Had the assembled water pumps been sold without the obligation to emplace there could be no question but what plaintiff would be making retail sales of personal property, and so were these water pumps changed from personal property to realty when emplaced? We are of the opinion that they were not. When assembled, delivered and installed the water pumps were entities which were readily removable without harm to the structures in which they were placed. Other pumps could easily be placed in these structures. The pumps themselves were so manufactured, even though to specification, that they could be used on different locations when it was convenient for the buyers to transfer them to such locations. It was contemplated that the pumps would not remain where placed but would be removed either for repairs or for changes in location. The primary purpose of the agreements were for the sale and purchase of water pumps assembled to particular specifications. The emplacement was incidental to such purpose and was a mere convenience for the purchaser because of the great weight of the pumps which required special equipment to move them. However, the fact that massiveness of the pumps required special equipment to move them would not change their nature from personalty to realty any more than would a massive desk or refrigerator built to specifications for use in a building be changed from personalty to realty without evidence that the parties to the agreements so intended. Whether and when personalty becomes realty is a very difficult question to determine and the facts peculiar to each case must usually determine that question. The Minnesota Supreme Court in Pabst v. Ferch,[3] had occasion to determine whether a gasoline engined water pump placed in a structure built for the purpose of housing it was a part of the realty and concluded that the structure was a part of the realty but that the pump was not.

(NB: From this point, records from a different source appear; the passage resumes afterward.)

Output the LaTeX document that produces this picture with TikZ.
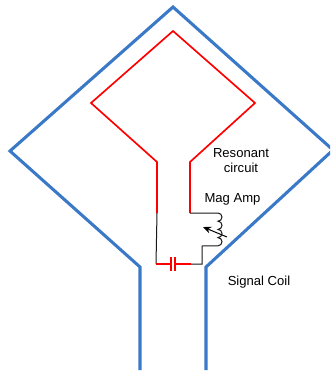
\documentclass[tikz,border=0pt]{standalone}
\usepackage{fontspec}
\setmainfont{Liberation Sans}
\usetikzlibrary{arrows.meta}
\definecolor{coilblue}{RGB}{58,120,200}
\tikzset{
  signalline/.style={line width=2.3pt,coilblue,line join=miter},
  redline/.style={line width=1.25pt,red},
  blackline/.style={line width=0.75pt,black!90},
  lbl/.style={font=\fontsize{9.8pt}{11.3pt}\selectfont,align=center,inner sep=0pt}
}
\begin{document}
\begin{tikzpicture}[x=0.75pt,y=-0.75pt]
            \useasboundingbox (0,0) rectangle (330,371);
            \clip (0,0) rectangle (330,371);
            \def\mypath{(206,370) -- (206,267) -- (333,150) -- (173,7) -- (10,151) -- (140,267) -- (140,370)}
            \draw [signalline]\mypath;
            \draw [redline](157,213) -- (157,162) -- (91,103) -- (173,31) -- (255,103) -- (190,162) -- (190,213);
            % the coil
            \draw [blackline](190,213) -- (218,213)
              \foreach \i in {1,2,3,4} { arc [start angle=-90,end angle=90,x radius=4,y radius=4.1] }
              -- (202,246) -- (202,264) -- (191,264);
            \draw [blackline](157,213) -- (156,264);
            \draw [-{Stealth[length=6pt,width=5pt]},blackline,black](227,237) -- (203,227);
            % the capacitor
            \draw [redline](156,264) -- (171,264);
            \draw [redline](175,264) -- (191,264);
            \draw [redline](171,257) -- (171,271);
            \draw [redline](175,257) -- (175,271);
            \node [lbl] (resonant) at (241,161) {Resonant\\circuit};
            \node [lbl] (magamp) at (232.5,199) {Mag Amp};
            \node [lbl] (signalcoil) at (259,282) {Signal Coil};
        \end{tikzpicture}
\end{document}
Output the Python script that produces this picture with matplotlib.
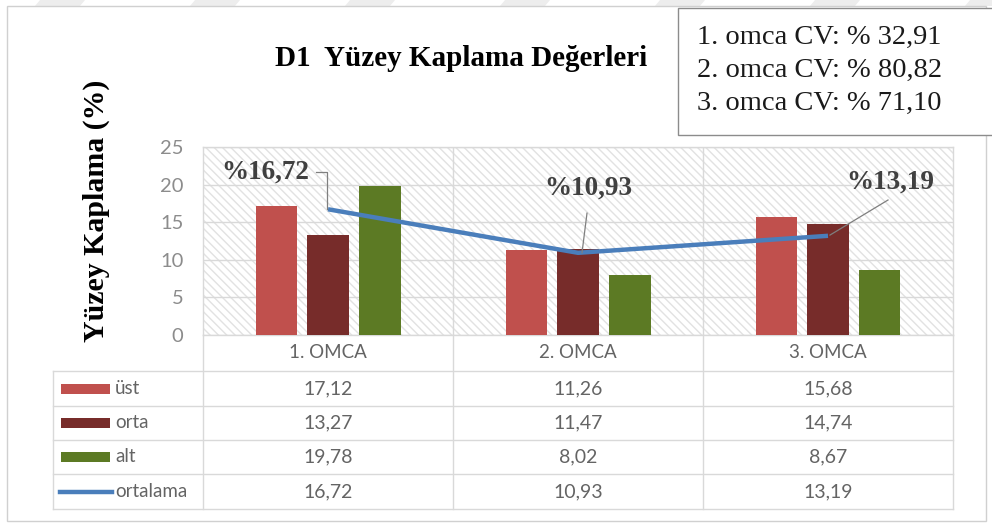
import matplotlib
matplotlib.use("Agg")
import matplotlib.pyplot as plt
import matplotlib.transforms as mtransforms
from matplotlib.patches import Rectangle, Polygon
from matplotlib.lines import Line2D
import numpy as np

categories = ["1. OMCA", "2. OMCA", "3. OMCA"]
ust = [17.12, 11.26, 15.68]
orta = [13.27, 11.47, 14.74]
alt = [19.78, 8.02, 8.67]
ortalama = [16.72, 10.93, 13.19]
series_names = ["üst", "orta", "alt", "ortalama"]
value_labels = [["17,12", "11,26", "15,68"],
                ["13,27", "11,47", "14,74"],
                ["19,78", "8,02", "8,67"],
                ["16,72", "10,93", "13,19"]]
point_labels = ["%16,72", "%10,93", "%13,19"]
cv_lines = ["1. omca CV: % 32,91", "2. omca CV: % 80,82", "3. omca CV: % 71,10"]
title = "D1  Yüzey Kaplama Değerleri"
ylabel = "Yüzey Kaplama (%)"
yticks = [0, 5, 10, 15, 20, 25]

W, H = 992, 523
fig = plt.figure(figsize=(W / 100, H / 100), dpi=100)
fig.patch.set_facecolor("white")

def fx(px):
    return px / W

def fy(py):
    return 1 - py / H

c_ust = "#C0504D"
c_orta = "#772C2A"
c_alt = "#5C7A24"
c_line = "#4A7EBB"
grid_c = "#D9D9D9"
txt_c = "#646464"
sans = ["Lato", "DejaVu Sans"]
serif = ["Liberation Serif", "DejaVu Serif"]

# faint watermark stripes along the top edge
for sx in [40, 195, 350, 505, 660, 815, 970]:
    fig.add_artist(Polygon([(fx(sx), fy(0)), (fx(sx + 45), fy(0)),
                            (fx(sx + 40), fy(6)), (fx(sx - 5), fy(6))],
                           closed=True, transform=fig.transFigure,
                           facecolor="#EDEDED", edgecolor="none", zorder=0))

# outer chart border
fig.add_artist(Rectangle((fx(7), fy(521)), fx(986) - fx(7), fy(6) - fy(521),
                         transform=fig.transFigure, facecolor="white",
                         edgecolor="#D0D0D0", lw=1.0, zorder=0))

ax = fig.add_axes([fx(203), fy(335), fx(953) - fx(203), fy(147) - fy(335)])
ax.set_xlim(-0.5, 2.5)
ax.set_ylim(0, 25)
ax.patch.set_alpha(0)
# hatched background
ax.add_patch(Rectangle((0, 0), 1, 1, transform=ax.transAxes, facecolor="white",
                       edgecolor="#E2E2E2", hatch="\\\\\\\\", lw=0, zorder=0))

x = np.arange(len(categories))
bw = 0.166
off = 0.207
ax.bar(x - off, ust, bw, color=c_ust, zorder=3)
ax.bar(x, orta, bw, color=c_orta, zorder=3)
ax.bar(x + off, alt, bw, color=c_alt, zorder=3)
ax.plot(x, ortalama, color=c_line, lw=3.2, zorder=4, solid_capstyle="butt")

ax.set_yticks(yticks)
ax.set_yticklabels([str(t) for t in yticks], fontfamily=sans, fontsize=14.5, color="#8C8C8C")
ax.tick_params(axis="y", length=0, pad=14)
ax.set_xticks([0.5, 1.5])
ax.set_xticklabels([])
ax.tick_params(axis="x", length=0)
ax.grid(True, color=grid_c, lw=1.0, zorder=1)
for s in ax.spines.values():
    s.set_color(grid_c)
    s.set_linewidth(1.0)

# data labels with leader lines
lab_pos = [(-0.252, 21.6), (1.04, 19.55), (2.248, 20.35)]
for i in range(3):
    ax.text(lab_pos[i][0], lab_pos[i][1], point_labels[i], fontfamily=serif,
            fontweight="bold", fontsize=19.5, color="#404040", ha="center",
            va="center", zorder=6)
ax.plot([-0.048, -0.004, -0.004], [21.7, 21.7, ortalama[0]], color="#7F7F7F",
        lw=0.9, zorder=5)
ax.plot([1.036, 1.016], [16.2, ortalama[1]], color="#7F7F7F", lw=0.9, zorder=5)
ax.plot([2.24, 2.008], [17.95, ortalama[2] + 0.1], color="#7F7F7F", lw=0.9, zorder=5)

# title and y label
fig.text(fx(461), fy(58), title, fontfamily=serif, fontweight="bold", fontsize=21,
         ha="center", va="center", color="black")
fig.text(fx(96), fy(211), ylabel, fontfamily=serif, fontweight="bold", fontsize=21.5,
         ha="center", va="center", rotation=90, color="black")

# data table
tb = mtransforms.blended_transform_factory(ax.transData, fig.transFigure)

def dx(px):
    return -0.5 + (px - 203) / 250.0

row_lines = [371, 406, 440, 474, 509]
tleft = dx(53)
for r in row_lines:
    fig.add_artist(Line2D([tleft, 2.5], [fy(r), fy(r)], transform=tb, color=grid_c, lw=1.0))
fig.add_artist(Line2D([tleft, tleft], [fy(371), fy(509)], transform=tb, color=grid_c, lw=1.0))
for cx in [-0.5, 0.5, 1.5, 2.5]:
    fig.add_artist(Line2D([cx, cx], [fy(335), fy(509)], transform=tb, color=grid_c, lw=1.0))

for i, c in enumerate(categories):
    fig.text(x[i], fy(353), c, transform=tb, fontfamily=sans, fontsize=13.5,
             color=txt_c, ha="center", va="center")

colors = [c_ust, c_orta, c_alt, c_line]
for r in range(4):
    yc = (row_lines[r] + row_lines[r + 1]) / 2
    if r < 3:
        fig.add_artist(Rectangle((dx(61), fy(yc + 5)), dx(110) - dx(61), fy(yc - 5) - fy(yc + 5),
                                 transform=tb, facecolor=colors[r], edgecolor="none"))
    else:
        fig.add_artist(Line2D([dx(60), dx(112)], [fy(yc), fy(yc)], transform=tb,
                              color=colors[r], lw=3.2))
    fig.text(dx(115), fy(yc), series_names[r], transform=tb, fontfamily=sans,
             fontsize=13.5, color=txt_c, ha="left", va="center")
    for i in range(3):
        fig.text(x[i], fy(yc), value_labels[r][i], transform=tb, fontfamily=sans,
                 fontsize=14, color=txt_c, ha="center", va="center")

# CV box
fig.add_artist(Rectangle((fx(678), fy(135)), fx(995) - fx(678), fy(8) - fy(135),
                         transform=fig.transFigure, facecolor="white",
                         edgecolor="#8C8C8C", lw=1.0, zorder=5))
for k, line in enumerate(cv_lines):
    fig.text(fx(697), fy(37 + 33 * k), line, fontfamily=serif, fontsize=20.5,
             ha="left", va="center", color="#1A1A1A", zorder=6)

fig.savefig("out.png", dpi=100)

We conclude that plaintiff was not the ultimate consumer of the tangible personal property used by it in assembling water pumps and that by its agreements it was selling pumps at retail and only liable for the collection of the sales taxes thereon to nonexempt agencies or persons.
The order of the Tax Commission is hereby reversed. No costs allowed.
HENRIOD, McDONOUGH, CALLISTER, and CROCKETT, JJ., concur.
NOTES
[1] Union Portland Cement Corp. v. State Tax Commission, 110 Utah 135, at page 149, 170 P.2d 164, at page 171.
[2] Utah Concrete Products Corp. v. State Tax Commission, 101 Utah 513, 125 P.2d 408.